UNSW trauma research backed with elite grant

Scientia Professor Richard Bryant
Monday, 16 February, 2009
Bob Beale

A leading research program in the UNSW School of Psychology into the mental aftermath of trauma has won $7.1 million backing from the National Health and Medical Research Council.

The program, led by Scientia Professor Richard Bryant, will receive $7.1m over five years to build the nation's capacity to reduce psychological problems after trauma such as Victoria's devastating bushfires.

The prestigious Program Grants - worth an average of $7.2m each over five years - are highly prized by researchers, enabling them to pursue the best research options over an extended period.

Professor Bryant recently received the 2008 Australian Psychological Society Award for Distinguished Contribution to Science.

The award recognises distinguished theoretical or empirical contributions to psychology by psychologists at mid or later career stage for someone currently engaged in innovative research, which represents a major influence on the direction of research in the scientist's area. This esteemed award has only been handed out five times in the past decade. Three of the five recipients  - Professor Bryant, Professor George Paxinos and Scientia Professor Joe Forgas - have been from the UNSW School of Psychology.

Professor Bryant became interested in post-traumatic stress disorder (PTSD) in 1989, while working at Westmead Hospitals' Department of Psychology. He joined the School in 1995 as a lecturer, becoming a professor in 2003.

"We knew that in the initial weeks following traumatic exposure, nearly everybody will show some sign of PTSD reaction in varying degrees," he says. "Flashbacks and nightmares are common and normal reactions. However, three to six months later, most of those people will get better without any help.

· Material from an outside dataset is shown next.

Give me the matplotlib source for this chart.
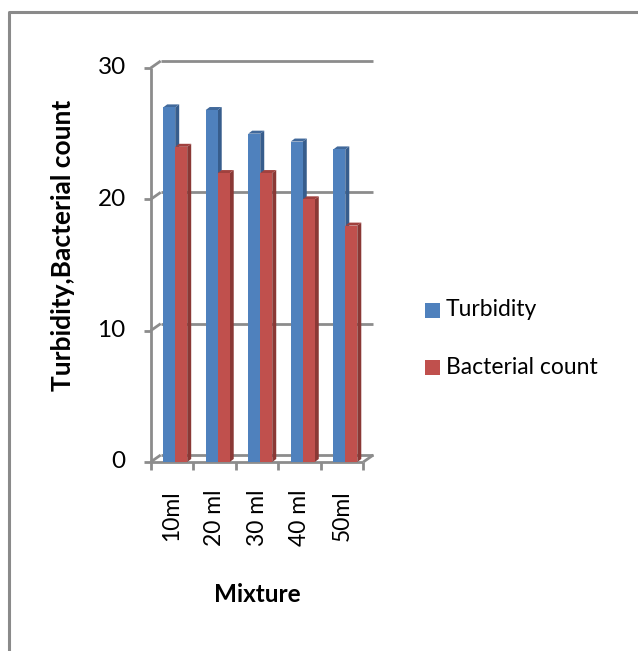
import matplotlib
matplotlib.use("Agg")
import matplotlib.pyplot as plt
from matplotlib.patches import Polygon, Rectangle
from matplotlib.lines import Line2D

# ---- data ----
categories = ["10ml", "20 ml", "30 ml", "40 ml", "50ml"]
turbidity = [27.0, 26.8, 25.0, 24.4, 23.8]
bacterial_count = [24.0, 22.0, 22.0, 20.0, 18.0]
series_names = ["Turbidity", "Bacterial count"]
y_ticks = [0, 10, 20, 30]

W, H = 638, 651
FONT = "Lato"
GRID = "#8c8c8c"

front_colors = ["#4F81BD", "#C0504D"]
side_colors = ["#375D8C", "#8A3835"]
top_colors = ["#41699B", "#A0413E"]

fig = plt.figure(figsize=(W / 100, H / 100), dpi=100)

# plot area: front plane of the 3-D box, in pixel terms
left_px, right_px = 150.7, 363.3
bottom_px, top_px = 462.0, 68.0
ax = fig.add_axes([left_px / W, 1 - bottom_px / H,
                   (right_px - left_px) / W, (bottom_px - top_px) / H])
n = len(categories)
ax.set_xlim(0, n)
ax.set_ylim(0, 30)
ax.axis("off")

px_x = (right_px - left_px) / n          # pixels per category
px_y = (bottom_px - top_px) / 30.0       # pixels per value unit

# depth offsets of the walls and of the bars
wdx, wdy = 10 / px_x, 7 / px_y
bdx, bdy = 4 / px_x, 3 / px_y

line_kw = dict(color=GRID, lw=2, clip_on=False, solid_capstyle="butt")

# side wall edge, back wall gridlines, floor
ax.plot([0, 0], [0, 30], zorder=1, **line_kw)
for yv in y_ticks:
    ax.plot([0, wdx], [yv, yv + wdy], zorder=1, **line_kw)
    ax.plot([wdx, n + wdx], [yv + wdy, yv + wdy], zorder=1, **line_kw)
    ax.plot([-7 / px_x, 0], [yv, yv], zorder=1, **line_kw)
ax.plot([0, n], [0, 0], zorder=1, **line_kw)
ax.plot([n, n + wdx], [0, wdy], zorder=1, **line_kw)
for i in range(n + 1):
    ax.plot([i, i], [0, -8 / px_y], zorder=1, **line_kw)

# y tick labels
for yv in y_ticks:
    ax.text(-25 / px_x, yv, str(yv), ha="right", va="center",
            fontsize=17.5, family=FONT, color="#000000")

# 3-D looking columns
bar_off = 12.5 / px_x
bar_w = 12 / px_x
for s, vals in enumerate([turbidity, bacterial_count]):
    for i, v in enumerate(vals):
        x0 = i + bar_off + s * bar_w
        x1 = x0 + bar_w
        z = 3 + s
        ax.add_patch(Polygon([(x1, 0), (x1 + bdx, bdy), (x1 + bdx, v + bdy), (x1, v)],
                             closed=True, facecolor=side_colors[s], edgecolor="none",
                             zorder=z, clip_on=False))
        ax.add_patch(Polygon([(x0, v), (x0 + bdx, v + bdy), (x1 + bdx, v + bdy), (x1, v)],
                             closed=True, facecolor=top_colors[s], edgecolor="none",
                             zorder=z, clip_on=False))
        ax.add_patch(Rectangle((x0, 0), bar_w, v, facecolor=front_colors[s],
                               edgecolor="none", zorder=z, clip_on=False))

# category labels
for i, lab in enumerate(categories):
    ax.text(i + 0.5, -28 / px_y, lab, rotation=90, ha="center", va="top",
            fontsize=16.5, family=FONT, color="#000000")

# axis titles
fig.text(257 / W, 1 - 595 / H, "Mixture", ha="center", va="center",
         fontsize=17.5, fontweight="bold", family=FONT)
fig.text(63 / W, 1 - 245 / H, "Turbidity,Bacterial count", ha="center", va="center",
         rotation=90, fontsize=19, fontweight="bold", family=FONT)

# legend
leg_y = [310, 367]
for s, name in enumerate(series_names):
    yc = 1 - leg_y[s] / H
    fig.patches.append(Rectangle((425 / W, yc - 7.5 / H), 15 / W, 15 / H,
                                 transform=fig.transFigure, facecolor=front_colors[s],
                                 edgecolor="none"))
    fig.text(446 / W, yc, name, ha="left", va="center", fontsize=16.5, family=FONT)

# chart area border
fig.add_artist(Line2D([8.5 / W, 8.5 / W, 1.0], [0.0, 1 - 11.5 / H, 1 - 11.5 / H],
                      transform=fig.transFigure, color="#8a8a8a", lw=2.2))

fig.savefig("out.png", dpi=100)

"For others, these reactions don't subside and are so distressing that they won't talk about the trauma or even let themselves think about it. They develop anxiety symptoms such as insomnia, startle response and hyper vigilance, which interfere with their ability to concentrate. In fact, about one in four people will end up with a PTSD, which is quite high considering a lot of people get exposed to trauma.

"We wanted to identify those at high risk of getting PTSD in the first month after trauma. For the last ten years, mainly at Westmead Hospital, we've been looking at the psychological and biological reactions of hundreds of people in the first couple of weeks after exposure, and then tracking them for months and years later.

"Our research led us to calculate hallmarks of those who are showing the acute stress reactions that are predictive of long-term disorder, and come up with a formula that identifies those who could be at high risk."

His  team then embarked on a number of early intervention trials to try to prevent PTSD in these high-risk people.

"Essentially, we use cognitive behaviour therapy (CBT), an established technique in treating chronic anxiety disorder, in the early intervention phase. We encourage victims to talk about their experiences and feelings every day for a period of time. Initially, this is very distressing, but we find that this kind of therapy reduces the frequency and intensity of the memories."

Trials showed that if people receive traditional counselling, some two-thirds will still have PTSD six months later but if they have CBT only about 20 per cent will develop PTSD.

UNSW dominated the latest round of NHMRC funding, winning a record 80 percent of the $39.6 million on offer in NSW, which represented almost a third of the $108m offered nationally by the NHMRC

The funding, announced by the Federal Minister for Health and Ageing, Nicola Roxon, will begin in 2010.